February 1, 2006
Is Our Children Learning?
By John
Stossel
With public
schools spending more than $100,000 per student on K-12 education,
you'd think they could teach students how to read and write.
South Carolina
is one of many states to have trouble with this. It spends $9,000
per student per year, and its state school superintendent told
me South Carolina has been "ranked as having some of the
highest standards of learning in the entire country." So
let's ask the infamous question, "Is our children learning?"
Dorian Cain
told me he wants to learn to read. He's 18 years old and in 12th
grade, but when I asked him to read from a first-grade level book,
he struggled with it.
"Did
they try to teach you to read?" I asked him.
"From
time to time."
His mom,
Gena Cain, has been trying to get him help for years. If Dorian
were in private school, or if South Carolina allowed parents to
choose schools the way we choose other products and services in
life, Dorian and Gena would be "customers" and able
to go elsewhere -- if any school were dumb enough to serve a customer
as poorly as Dorian has been served. But since Gena is merely
a taxpayer, forced to pay for the public schools whether they
do her any good or not, she can't even demand a better education
for her son. "You have to beg," she said. "Whatever
you ask for, you're begging. Because they have the power."
They do. What are you going to do -- go elsewhere? Gena can't
afford that.
Gena's begging
eventually got results -- just not results that helped her son.
What the school bureaucrats did was hold meetings to talk about
Dorian. (Bureaucrats are good at holding meetings.) At the meeting
we watched, lots of important people attended: a director of programs
for exceptional children, a resource teacher, a district special
education coordinator, a counselor and even a gym teacher. The
meeting went on for 45 minutes.
"I'm
seeing great progress in him," said the principal. "So
I don't have any concerns."
Well, Gena
still had a concern: Her son could barely read.
Was Dorian
just incapable of learning? No. ABC News did see great progress
in him -- when we sent him to a private, for-profit tutoring center.

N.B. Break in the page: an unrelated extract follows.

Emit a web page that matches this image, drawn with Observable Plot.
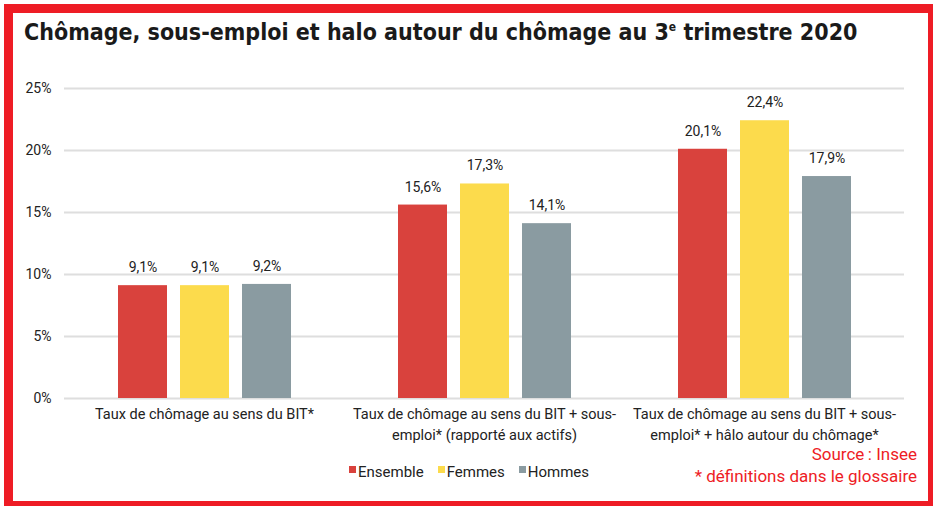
<!DOCTYPE html>
<html>
<head>
<meta charset="utf-8">
<script src="https://cdn.jsdelivr.net/npm/d3@7"></script>
<script src="https://cdn.jsdelivr.net/npm/@observablehq/plot@0.6"></script>
<style>
  html, body { margin: 0; padding: 0; background: #fff; }
  body { width: 933px; height: 506px; position: relative; overflow: hidden; font-family: Roboto, "Noto Sans", sans-serif; }
  #frame { position: absolute; left: 4px; top: 4px; width: 915px; height: 488px; border: 9px solid #ee1c25; }
  #title { position: absolute; left: 24px; top: 19px; font-family: "DejaVu Sans Condensed", "Liberation Sans Narrow", sans-serif; font-weight: bold; font-size: 23px; color: #1a1a1a; white-space: nowrap; }
  #title sup { font-size: 12px; vertical-align: 9px; line-height: 0; }
  #chart { position: absolute; left: 0; top: 70px; }
  #legend { position: absolute; top: 463px; left: 349px; font-size: 15px; color: #222; display: flex; }
  #legend .item { display: flex; align-items: center; margin-right: 14px; }
  #legend .sw { width: 7px; height: 7px; margin-right: 2px; position: relative; top: -3px; }
  #source { position: absolute; right: 16px; top: 443px; text-align: right; color: #ee1c25; font-size: 17px; line-height: 22px; }
</style>
</head>
<body>
<div id="frame"></div>
<div id="title">Chômage, sous-emploi et halo autour du chômage au 3<sup>e</sup> trimestre 2020</div>
<div id="chart"></div>
<div id="legend"></div>
<div id="source">Source&#8201;: Insee<br>* définitions dans le glossaire</div>
<script>
const categories = ["bit", "bit_sous", "bit_sous_halo"];
const categoryLabels = [
  "Taux de chômage au sens du BIT*",
  "Taux de chômage au sens du BIT + sous-\nemploi* (rapporté aux actifs)",
  "Taux de chômage au sens du BIT + sous-\nemploi* + hâlo autour du chômage*"
];
const series = ["Ensemble", "Femmes", "Hommes"];
const seriesColors = ["#d9423d", "#fcdb4c", "#8a9ba1"];
const ensemble = [9.1, 15.6, 20.1];
const femmes = [9.1, 17.3, 22.4];
const hommes = [9.2, 14.1, 17.9];
const yTicks = [0, 5, 10, 15, 20, 25];

const valuesBySeries = [ensemble, femmes, hommes];
const data = [];
categories.forEach((c, i) => {
  series.forEach((s, j) => data.push({cat: c, serie: s, value: valuesBySeries[j][i]}));
});
const labelOf = c => categoryLabels[categories.indexOf(c)];
const fmt = v => v.toFixed(1).replace(".", ",") + "%";

const chart = Plot.plot({
  width: 933,
  height: 378,
  marginLeft: 64,
  marginRight: 29,
  marginTop: 18,
  marginBottom: 50,
  style: {fontFamily: "Roboto, sans-serif", fontSize: "14px", color: "#222"},
  fx: {domain: categories, padding: 0, axis: null},
  x: {domain: series, paddingInner: 0.21, paddingOuter: 0.863, axis: null},
  y: {domain: [0, 25], ticks: yTicks, tickFormat: d => d + "%", label: null},
  color: {domain: series, range: seriesColors},
  marks: [
    Plot.gridY(yTicks, {stroke: "#dedede", strokeOpacity: 1, strokeWidth: 2}),
    Plot.axisY(yTicks, {tickSize: 0, tickPadding: 13, tickFormat: d => d + "%", label: null, fontSize: 14, fill: "#222"}),
    Plot.barY(data, {fx: "cat", x: "serie", y: "value", fill: "serie"}),
    Plot.text(data, {fx: "cat", x: "serie", y: "value", text: d => fmt(d.value), dy: -18, fontSize: 14, fill: "#222"}),
    Plot.text(categories, {fx: d => d, text: labelOf, frameAnchor: "bottom", lineAnchor: "top", dy: 6, lineHeight: 1.45, fontSize: 14.5, fill: "#222"})
  ]
});
document.getElementById("chart").appendChild(chart);

const legend = document.getElementById("legend");
series.forEach((s, i) => {
  const item = document.createElement("div");
  item.className = "item";
  const sw = document.createElement("span");
  sw.className = "sw";
  sw.style.background = seriesColors[i];
  item.appendChild(sw);
  item.appendChild(document.createTextNode(s));
  legend.appendChild(item);
});
</script>
</body>
</html>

In just 72 hours of tutoring, Sylvan Learning Center brought Dorian's
reading up more than two grade levels.
In 72 hours,
a private company did what South Carolina's government schools
could not do in over 12 years.
President
Bush's answer to school systems that pass students like Dorian
on to the next grade year after year was "No Child Left Behind."
It demands that states test students, and it establishes consequences
for schools whose students consistently do poorly. Teachers in
at least one South Carolina school responded to the pressures
of the law by giving some students the answers to the test in
advance, said Dale Hammond, grandmother of one such boy. "They
were teaching him to cheat!" she told me.
She promptly
pulled her grandson out of that government school and enrolled
him in private school, but most parents can't afford that. Once
you've been taxed to support the public schools and other wastes
of public money, you don't have a lot left to spring for private
school tuition.
But there
is good news, said the state school's superintendent: South Carolina
is seeing great progress in some areas. "We are ranked No.
1 in the country," she bragged, "on improvement on SAT."
That's great.
But when you're ranked at the bottom, improvement doesn't mean
much, and South Carolina, even after its "No. 1 improvement"
is still last among states. SATs don't make for perfect comparisons
because states have different participation rates, but South Carolina's
participation rate is about average, and yet its students perform
well below the average.
That's not
good. Yet the superintendent said, "We are making tremendous
progress in South Carolina, and we're very proud."
In government
monopolies, that's how bureaucrats think.